Die Presse: The Conservatives have previously followed austerity. Do the means for all promises made exist?

Phillip Blond: Of course they do. Austerity went too far, and we can free up some amounts for investment. We need to move away from productivity-reducing social benefits and instead change them into expenses that are transformative to the recipient, rather than cementing their position.

Die Presse: What are your three priorities for investment?

Phillip Blond: First, according to the OECD, today the differences within countries is bigger than between countries in western industrial nations. We have countries that range between first world and third world economies within their borders. We therefore need a radical devolution with bespoke solutions. Second, we need to invest into lifelong learning and training. We stand on the cusp of extreme technological and cultural changes and need to ensure that people gain new skills to remain employable. Finally, women that temporarily stay at home to raise their children pay an enormous price for their career. We need to find a way to keep them up to date and re-enter their career effectively.

Die Presse: With policies like these, what is Labour left to do?

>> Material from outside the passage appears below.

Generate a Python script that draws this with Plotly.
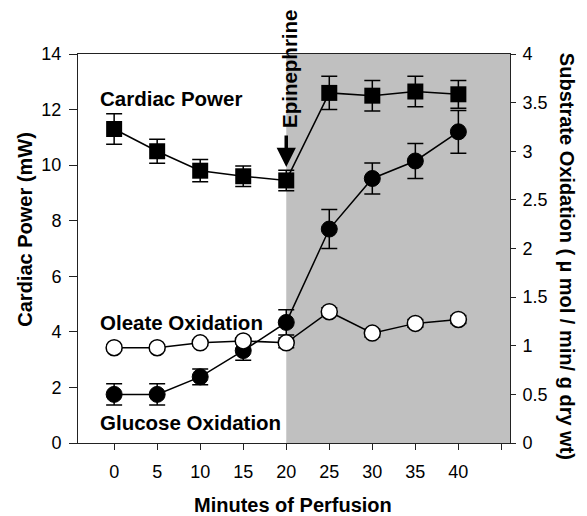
import plotly.graph_objects as go

minutes = [0, 5, 10, 15, 20, 25, 30, 35, 40]
tick_vals = [0, 5, 10, 15, 20, 25, 30, 35, 40, 45]
tick_text = ["0", "5", "10", "15", "20", "25", "30", "35", "40", ""]

cardiac_power = [11.3, 10.5, 9.8, 9.6, 9.45, 12.6, 12.5, 12.65, 12.55]
cardiac_power_err = [0.55, 0.43, 0.4, 0.37, 0.37, 0.6, 0.55, 0.55, 0.5]

glucose_ox = [0.5, 0.5, 0.68, 0.95, 1.24, 2.2, 2.72, 2.9, 3.2]
glucose_ox_err = [0.11, 0.11, 0.08, 0.1, 0.13, 0.2, 0.16, 0.18, 0.22]

oleate_ox = [0.98, 0.98, 1.03, 1.05, 1.03, 1.35, 1.13, 1.23, 1.27]
oleate_ox_err = [0.03, 0.03, 0.03, 0.03, 0.05, 0.04, 0.04, 0.04, 0.04]

FONT = "Liberation Sans, Arial, sans-serif"
BLACK = "#000000"

fig = go.Figure()

fig.add_trace(go.Scatter(
    x=minutes, y=glucose_ox, yaxis="y2", mode="lines+markers",
    line=dict(color=BLACK, width=1.5),
    marker=dict(symbol="circle", size=16, color=BLACK, line=dict(color=BLACK, width=1)),
    error_y=dict(type="data", array=glucose_ox_err, color=BLACK, thickness=1.5, width=8),
    showlegend=False, cliponaxis=False,
))
fig.add_trace(go.Scatter(
    x=minutes, y=oleate_ox, yaxis="y2", mode="lines+markers",
    line=dict(color=BLACK, width=1.5),
    marker=dict(symbol="circle", size=16, color="white", line=dict(color=BLACK, width=1.5)),
    error_y=dict(type="data", array=oleate_ox_err, color=BLACK, thickness=1.5, width=8),
    showlegend=False, cliponaxis=False,
))
fig.add_trace(go.Scatter(
    x=minutes, y=cardiac_power, yaxis="y", mode="lines+markers",
    line=dict(color=BLACK, width=1.5),
    marker=dict(symbol="square", size=16, color=BLACK),
    error_y=dict(type="data", array=cardiac_power_err, color=BLACK, thickness=1.5, width=8),
    showlegend=False, cliponaxis=False,
))

fig.add_shape(type="rect", xref="x", yref="paper", x0=20, x1=46, y0=0, y1=1,
              fillcolor="#c0c0c0", line=dict(width=0), layer="below")

ANN = 20.5
annotations = [
    dict(text="<b>Cardiac Power</b>", x=-1.9, y=12.41, xref="x", yref="y",
         xanchor="left", yanchor="middle", showarrow=False, font=dict(size=ANN)),
    dict(text="<b>Oleate Oxidation</b>", x=-1.9, y=4.32, xref="x", yref="y",
         xanchor="left", yanchor="middle", showarrow=False, font=dict(size=ANN)),
    dict(text="<b>Glucose Oxidation</b>", x=-1.9, y=0.75, xref="x", yref="y",
         xanchor="left", yanchor="middle", showarrow=False, font=dict(size=ANN)),
    dict(text="<b>Epinephrine</b>", x=20.4, y=13.45, xref="x", yref="y",
         xanchor="center", yanchor="middle", textangle=-90, showarrow=False,
         font=dict(size=ANN)),
    dict(text="", x=20, y=9.93, xref="x", yref="y", showarrow=True,
         ax=0, ay=-33, axref="pixel", ayref="pixel",
         arrowhead=2, arrowsize=1.1, arrowwidth=3.5, arrowcolor=BLACK),
    dict(text="<b>Cardiac Power (mW)</b>", x=-0.123, y=0.548, xref="paper", yref="paper",
         xanchor="center", yanchor="middle", textangle=-90, showarrow=False,
         font=dict(size=20)),
    dict(text="<b>Substrate Oxidation ( \u00b5 mol / min/ g dry wt)</b>", x=1.132, y=0.481,
         xref="paper", yref="paper", xanchor="center", yanchor="middle", textangle=90,
         showarrow=False, font=dict(size=20)),
    dict(text="<b>Minutes of Perfusion</b>", x=0.498, y=-0.159, xref="paper", yref="paper",
         xanchor="center", yanchor="middle", showarrow=False, font=dict(size=20)),
]

fig.update_layout(
    width=579, height=508, autosize=False,
    margin=dict(l=70, r=77, t=46, b=73, pad=0),
    paper_bgcolor="white", plot_bgcolor="white",
    font=dict(family=FONT, color=BLACK, size=18),
    annotations=annotations,
    xaxis=dict(range=[-4.2, 46], tickvals=tick_vals, ticktext=tick_text,
               ticks="outside", ticklen=6, tickwidth=1, tickcolor="#222",
               showline=True, linecolor="#222", linewidth=1, mirror=True,
               showgrid=False, zeroline=False, ticklabelstandoff=6,
               tickfont=dict(size=18)),
    yaxis=dict(range=[0, 14], dtick=2, ticks="outside", ticklen=8, tickwidth=1,
               tickcolor="#222", showline=True, linecolor="#222", linewidth=1,
               showgrid=False, zeroline=False, ticklabelstandoff=4,
               tickfont=dict(size=18)),
    yaxis2=dict(range=[0, 4], dtick=0.5, overlaying="y", side="right",
                ticks="outside", ticklen=5, tickwidth=1, tickcolor="#222",
                showline=True, linecolor="#222", linewidth=1, showgrid=False,
                zeroline=False, ticklabelstandoff=3, tickfont=dict(size=18)),
)

fig.write_html("out.html")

Phillip Blond: Labour looks left behind. The Left has been dismantled around the world, as it faces the challenges of the present, which can be tackled through tax policies, through the prism of class warfare. The Left is inseparable from a model of governance that is perceived by the population as a system that rewards those who don’t contribute. It does not recognise where society is now. It’s about creating a popular system of participatory capitalism where everyone holds shares, where all are owners and where all benefit from growth.

Die Presse: Who will be the opposition if Labour is beaten savagely in the election?

Phillip Blond: The new trenches will be dug between patriots and globalists. A growing number of people will change sides and join the patriots, because a growing number of people will stop profiting from globalisation, which concentrates more power and money in less hands.

Die Presse: But globalisation is inevitable.

Phillip Blond: Not this kind of globalisation. The liberal kind has not given the ordinary people security, they have not profited and their incomes have leveled off or decreased in the past 20 years. The middle class is increasingly experiencing the same. We need a “red Tory” answer, which provides societal security.

Die Presse: You are aware of the situation in Austria. Is Sebastian Kurz a “red Tory”?

Phillip Blond: If he isn’t one already, he should convert quickly.